Exercise: The Key to a New You!
So you’ve had your bariatric surgery or other weight-loss procedure. Congratulations! Your surgeon has probably asked you to wait a certain number of weeks before starting to exercise. But don’t let that fool you: the key to becoming a healthy person is regular exercise. It will help keep your old weight off, and-perhaps paradoxically-you’ll find that expending energy in exercise will end up making you feel more energetic than ever!
Here are five keys that will keep your exercise routine from becoming anything but routine, and will help create and maintain the post-surgery new you!
1. What do you like doing? You may not know the answer to this question yet, as it’s probably been a long time since you exercised regularly. But take some time now to explore a number of different kinds of exercise: walking, cycling, swimming, using an elliptical machine. Find out what you like-and, just as importantly, what you don’t like. If you really aren’t happy on a bicycle, then scheduling yourself to ride one three days a week is asking for a broken commitment. Find something you enjoy instead!

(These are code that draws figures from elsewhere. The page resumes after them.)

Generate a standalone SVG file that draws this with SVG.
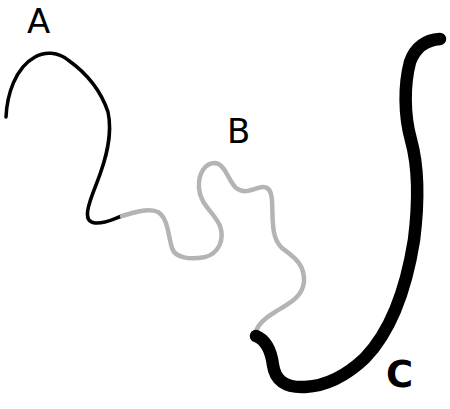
<svg xmlns="http://www.w3.org/2000/svg" width="450" height="409" viewBox="0 0 450 409">
<style>
.lbl{font-family:"DejaVu Sans",sans-serif;fill:#000}
.c{fill:none;stroke-linecap:round;stroke-linejoin:round}
</style>
<rect width="450" height="409" fill="#fff"/>
<g id="connectors">
<path id="curveA" class="c" stroke="#000" stroke-width="3.5" d="M6,117 C7,95 15,68 35,57 C45,51 58,52 68,60 C85,72 100,88 108,112 C113,135 106,160 96,185 C88,205 82,222 95,223 C105,224 113,219 122,216"/>
<path id="curveB" class="c" stroke="#b4b4b4" stroke-width="4.5" d="M122,216 C135,212 148,208 158,212 C168,218 168,235 172,248 C175,258 190,260 205,257 C218,254 225,240 220,226 C214,212 200,205 199,188 C198,172 206,163 215,163 C225,164 228,180 236,188 C244,194 252,190 258,188 C266,185 271,188 272,200 C273,220 271,238 282,248 C294,257 305,264 304,282 C302,298 288,304 275,312 C265,318 258,325 256,331"/>
<path id="curveC" class="c" stroke="#000" stroke-width="12.5" d="M256,336 C266,340 271,350 273,365 C275,380 285,388 305,387 C325,386 345,377 365,358 C390,332 406,290 414,240 C419,200 418,165 411,140 C404,115 404,85 410,62 C415,48 425,40 440,39"/>
</g>
<g id="labelA"><text class="lbl" x="27" y="33" font-size="34">A</text></g>
<g id="labelB"><text class="lbl" x="227" y="143" font-size="34">B</text></g>
<g id="labelC"><text class="lbl" x="386" y="387" font-size="37" font-weight="bold">C</text></g>
</svg>
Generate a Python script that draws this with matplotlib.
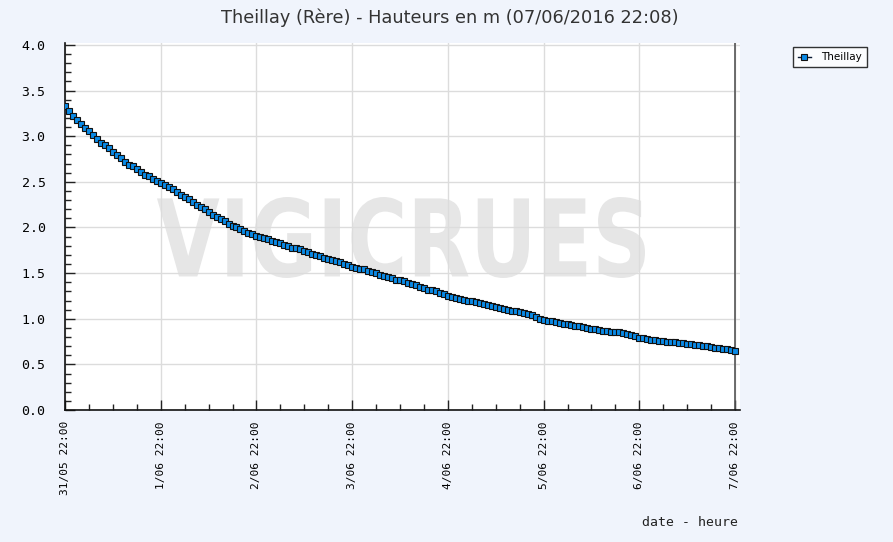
import numpy as np
import matplotlib
matplotlib.use("Agg")
import matplotlib.pyplot as plt
from matplotlib.textpath import TextPath
from matplotlib.patches import PathPatch
from matplotlib.font_manager import FontProperties
import matplotlib.transforms as mtransforms

# hourly water heights (m), from 31/05 22:00 to 7/06 22:00
day1 = [3.33, 3.28, 3.22, 3.18, 3.13, 3.09, 3.06, 3.01, 2.97, 2.93, 2.90, 2.87, 2.83,
        2.79, 2.76, 2.72, 2.69, 2.67, 2.64, 2.61, 2.58, 2.56, 2.53, 2.51, 2.49]
day2 = [2.47, 2.44, 2.42, 2.39, 2.36, 2.33, 2.31, 2.28, 2.25, 2.23, 2.20, 2.17,
        2.14, 2.12, 2.09, 2.07, 2.04, 2.02, 2.00, 1.98, 1.96, 1.94, 1.93, 1.91]
day3 = [1.90, 1.88, 1.87, 1.85, 1.84, 1.83, 1.81, 1.80, 1.78, 1.77, 1.76, 1.74,
        1.73, 1.71, 1.70, 1.69, 1.67, 1.66, 1.64, 1.63, 1.62, 1.60, 1.59, 1.57]
day4 = [1.56, 1.55, 1.54, 1.52, 1.51, 1.50, 1.48, 1.47, 1.46, 1.45, 1.43, 1.42,
        1.41, 1.39, 1.38, 1.37, 1.35, 1.34, 1.32, 1.31, 1.30, 1.28, 1.27, 1.25]
day5 = [1.24, 1.23, 1.22, 1.21, 1.20, 1.19, 1.18, 1.17, 1.16, 1.15, 1.14, 1.13,
        1.12, 1.11, 1.10, 1.09, 1.08, 1.07, 1.06, 1.05, 1.04, 1.02, 1.00, 0.99]
day6 = [0.98, 0.97, 0.96, 0.95, 0.94, 0.94, 0.93, 0.92, 0.92, 0.91, 0.90, 0.89,
        0.89, 0.88, 0.87, 0.87, 0.86, 0.85, 0.85, 0.84, 0.83, 0.82, 0.81, 0.79]
day7 = [0.79, 0.78, 0.77, 0.77, 0.76, 0.76, 0.75, 0.74, 0.74, 0.73, 0.73, 0.72,
        0.72, 0.71, 0.71, 0.70, 0.70, 0.69, 0.68, 0.68, 0.67, 0.67, 0.66, 0.65]
heights = day1 + day2 + day3 + day4 + day5 + day6 + day7
hours = np.arange(len(heights))

day_ticks = [0, 24, 48, 72, 96, 120, 144, 168]
day_labels = ["31/05 22:00", "1/06 22:00", "2/06 22:00", "3/06 22:00",
              "4/06 22:00", "5/06 22:00", "6/06 22:00", "7/06 22:00"]
y_ticks = [0.0, 0.5, 1.0, 1.5, 2.0, 2.5, 3.0, 3.5, 4.0]

W, H = 893, 542
bg = "#f0f4fc"
mono = "DejaVu Sans Mono"

fig = plt.figure(figsize=(W / 100, H / 100), dpi=100, facecolor=bg)
ax = fig.add_axes([65 / W, (H - 410) / H, (740 - 65) / W, (410 - 43) / H])
ax.set_facecolor("white")

# watermark
fp = FontProperties(family="DejaVu Sans", weight="bold")
tp = TextPath((0, 0), "VIGICRUES", size=100, prop=fp)
ext = tp.get_extents()
x0, x1 = 157, 645
y0, y1 = H - 278, H - 197
sx = (x1 - x0) / ext.width
sy = (y1 - y0) / ext.height
tr = mtransforms.Affine2D().translate(-ext.x0, -ext.y0).scale(sx, sy).translate(x0, y0)
ax.add_patch(PathPatch(tp, transform=tr, facecolor="#e6e6e6", edgecolor="none", zorder=0.5))

ax.grid(True, color="#dcdcdc", linewidth=1, zorder=1)
ax.set_axisbelow(True)
ax.axvline(168, color="#555555", linewidth=1.2, zorder=1.5)

ax.plot(hours, heights, color="#0a1a33", linewidth=1, marker="s", markersize=4.6,
        markerfacecolor="#0a8ae6", markeredgecolor="#111111", markeredgewidth=0.8,
        label="Theillay", zorder=3)

ax.set_xlim(0, 168 * 675 / 670)
ax.set_ylim(0, 4.0 * 367 / 365)
ax.set_xticks(day_ticks)
ax.set_xticklabels(day_labels, rotation=90, fontfamily=mono, fontsize=8)
ax.set_xticks(np.arange(0, 169, 6), minor=True)
ax.set_yticks(y_ticks)
ax.set_yticklabels([f"{v:.1f}" for v in y_ticks], fontfamily=mono, fontsize=9.5)
ax.set_yticks(np.arange(0, 4.01, 0.1), minor=True)
ax.tick_params(axis="both", which="major", direction="in", length=7, width=1, color="#222222")
ax.tick_params(axis="both", which="minor", direction="in", length=4, width=1, color="#222222")
ax.tick_params(axis="x", which="major", pad=8)
ax.tick_params(axis="y", which="major", pad=14)
for s in ["top", "right"]:
    ax.spines[s].set_visible(False)
for s in ["left", "bottom"]:
    ax.spines[s].set_color("#111111")
    ax.spines[s].set_linewidth(1.2)

fig.text(450 / W, 1 - 18 / H, "Theillay (Rère) - Hauteurs en m (07/06/2016 22:08)",
         ha="center", va="center", fontsize=12.8, color="#333333")
fig.text(738 / W, 1 - 522 / H, "date - heure", ha="right", va="center",
         fontfamily=mono, fontsize=9.5, color="#222222")

leg = fig.legend(loc="upper left", bbox_to_anchor=(793 / W, 1 - 47 / H),
                 fontsize=7.5, frameon=True, fancybox=False, edgecolor="black",
                 handlelength=1.2, handletextpad=1.0, borderpad=0.5, markerscale=0.9,
                 borderaxespad=0)
leg.get_frame().set_linewidth(1)
leg.get_frame().set_facecolor("white")

fig.savefig("out.png", dpi=100, facecolor=bg)
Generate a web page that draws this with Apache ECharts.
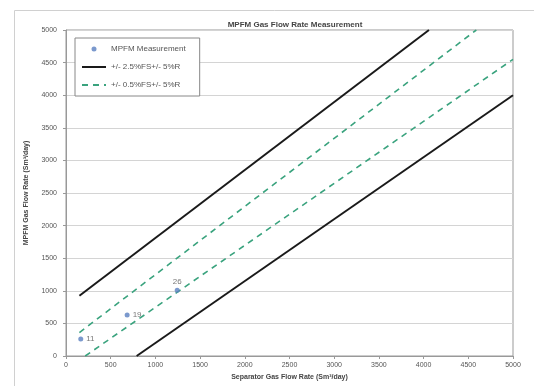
<!DOCTYPE html>
<html>
<head>
<meta charset="utf-8">
<script src="https://cdn.jsdelivr.net/npm/echarts@6/dist/echarts.min.js"></script>
<style>
	html,body{margin:0;padding:0;background:#fff;}
	#main{width:534px;height:386px;}
</style>
</head>
<body>
<div id="main"></div>
<script>
	// measured points (separator rate, MPFM rate) and their test numbers
	var pointNames = ['11', '19', '26'];
	var pointX = [165, 684, 1244];
	var pointY = [259, 630, 1010];

	// limit lines, end points
	var outerUpper = [[150, 925], [4060, 5000]];
	var outerLower = [[790, 0], [5000, 4000]];
	var innerUpper = [[150, 360], [4590, 5000]];
	var innerLower = [[215, 0], [5000, 4550]];

	var points = [];
	for (var i = 0; i < pointNames.length; i++) {
		points.push({name: pointNames[i], value: [pointX[i], pointY[i]]});
	}

	var txt = '#555';
	var font = 'Liberation Sans';
	var chart = echarts.init(document.getElementById('main'));
	var option = {
		animation: false,
		title: {
			text: 'MPFM Gas Flow Rate Measurement',
			left: 290, top: 16, textAlign: 'center',
			textStyle: {fontSize: 8, fontWeight: 'bold', color: '#444', fontFamily: font}
		},
		graphic: [{
			type: 'rect', shape: {x: 14.5, y: 10.5, width: 530, height: 390},
			style: {fill: 'none', stroke: '#d0d0d0', lineWidth: 1}, z: -1
		}],
		legend: {
			orient: 'vertical', left: 75, top: 38,
			backgroundColor: '#fff', borderColor: '#888', borderWidth: 1,
			padding: [7, 14, 7, 6], itemGap: 10, itemWidth: 24, itemHeight: 5,
			textStyle: {fontSize: 8, color: txt, fontFamily: font},
			data: [
				{name: 'MPFM Measurement', icon: 'circle'},
				{name: '+/- 2.5%FS+/- 5%R', itemStyle: {opacity: 0}},
				{name: '+/- 0.5%FS+/- 5%R', itemStyle: {opacity: 0}}
			]
		},
		grid: {left: 66, right: 21, top: 30, bottom: 28, show: true, borderColor: '#999', borderWidth: 1},
		xAxis: {
			type: 'value', min: 0, max: 5000, interval: 500,
			name: 'Separator Gas Flow Rate (Sm\u00b3/day)', nameLocation: 'middle', nameGap: 18,
			nameTextStyle: {fontSize: 7, fontWeight: 'bold', color: '#444', fontFamily: font},
			axisLine: {lineStyle: {color: '#999'}},
			axisTick: {show: true, length: 3, lineStyle: {color: '#999'}},
			axisLabel: {fontSize: 7, color: txt, margin: 6, fontFamily: font,
				formatter: function (v) { return String(v); }},
			splitLine: {show: false}
		},
		yAxis: {
			type: 'value', min: 0, max: 5000, interval: 500,
			name: 'MPFM Gas Flow Rate (Sm\u00b3/day)', nameLocation: 'middle', nameGap: 36,
			nameTextStyle: {fontSize: 7, fontWeight: 'bold', color: '#444', fontFamily: font},
			axisLine: {show: true, lineStyle: {color: '#999'}},
			axisTick: {show: true, length: 3, lineStyle: {color: '#999'}},
			axisLabel: {fontSize: 7, color: txt, margin: 9, fontFamily: font,
				formatter: function (v) { return String(v); }},
			splitLine: {show: true, lineStyle: {color: '#d4d4d4', width: 1}}
		},
		series: [{
			name: 'MPFM Measurement', type: 'scatter', symbol: 'circle', symbolSize: 5,
			itemStyle: {color: '#5a7fc0'},
			label: {
				show: true, position: 'right', distance: 3, formatter: '{b}',
				fontSize: 8, color: '#555', fontFamily: font
			},
			data: points.map(function (p) {
				if (p.name === '26') return {name: p.name, value: p.value, label: {position: 'top', distance: 2}};
				return p;
			}),
			z: 5
		}, {
			name: '+/- 2.5%FS+/- 5%R', type: 'line', symbol: 'none',
			lineStyle: {color: '#1a1a1a', width: 2}, itemStyle: {color: '#1a1a1a'},
			data: outerUpper
		}, {
			name: '+/- 2.5%FS+/- 5%R', type: 'line', symbol: 'none',
			lineStyle: {color: '#1a1a1a', width: 2}, itemStyle: {color: '#1a1a1a'},
			data: outerLower
		}, {
			name: '+/- 0.5%FS+/- 5%R', type: 'line', symbol: 'none',
			lineStyle: {color: '#3aa37e', width: 1.6, type: [6, 5]}, itemStyle: {color: '#3aa37e'},
			data: innerUpper
		}, {
			name: '+/- 0.5%FS+/- 5%R', type: 'line', symbol: 'none',
			lineStyle: {color: '#3aa37e', width: 1.6, type: [6, 5]}, itemStyle: {color: '#3aa37e'},
			data: innerLower
		}]
	};
	chart.setOption(option);
</script>
</body>
</html>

2. Set both short-term and long-term goals. Have you always wanted to run in a marathon, but thought your obesity would keep you from it? That’s a fine goal, but not for the first few post-operative months! Set smaller goals that you can accomplish weekly and monthly instead. Decide to run for half an hour, and increase it slowly. The last thing you want to do is injure yourself-or get discouraged!
3. Stay motivated! Talking of getting discouraged-it’s easy to do. Stay motivated by keeping photographs of yourself pre-surgery around. Now find a photo of the kind of body you hope to achieve. Consult them regularly for motivation. Also consider short-term rewards for regular exercise. Since you’re losing weight, new clothing might work quite well!
4. Take your time. This means two things: don’t rush your exercise routine (see the notes about running a marathon, above), and also create time in your schedule for exercise. It’s very easy to tell yourself that you just don’t have time for it today, you’ll do it tomorrow … and chances are that “tomorrow” never comes. This is your commitment to your life and to your health. Schedule it in as strictly as you would a business meeting!
5. Exercise when you’re not “exercising.” Remember that incorporating more exercise in every daily routine is going to help build your strength and endurance. Don’t look for the closest parking places: park your car in such a way that you’ll need to walk to your destination. Take the stairs whenever possible rather than using the lift. Perhaps you can do a few crunches while watching television. Arrange to meet friends for walks rather than for tea.
You’re changing your life, and it’s not going to be easy by any means. But just following these simple steps will help you become more mindful of what you need to do to take care of the new you!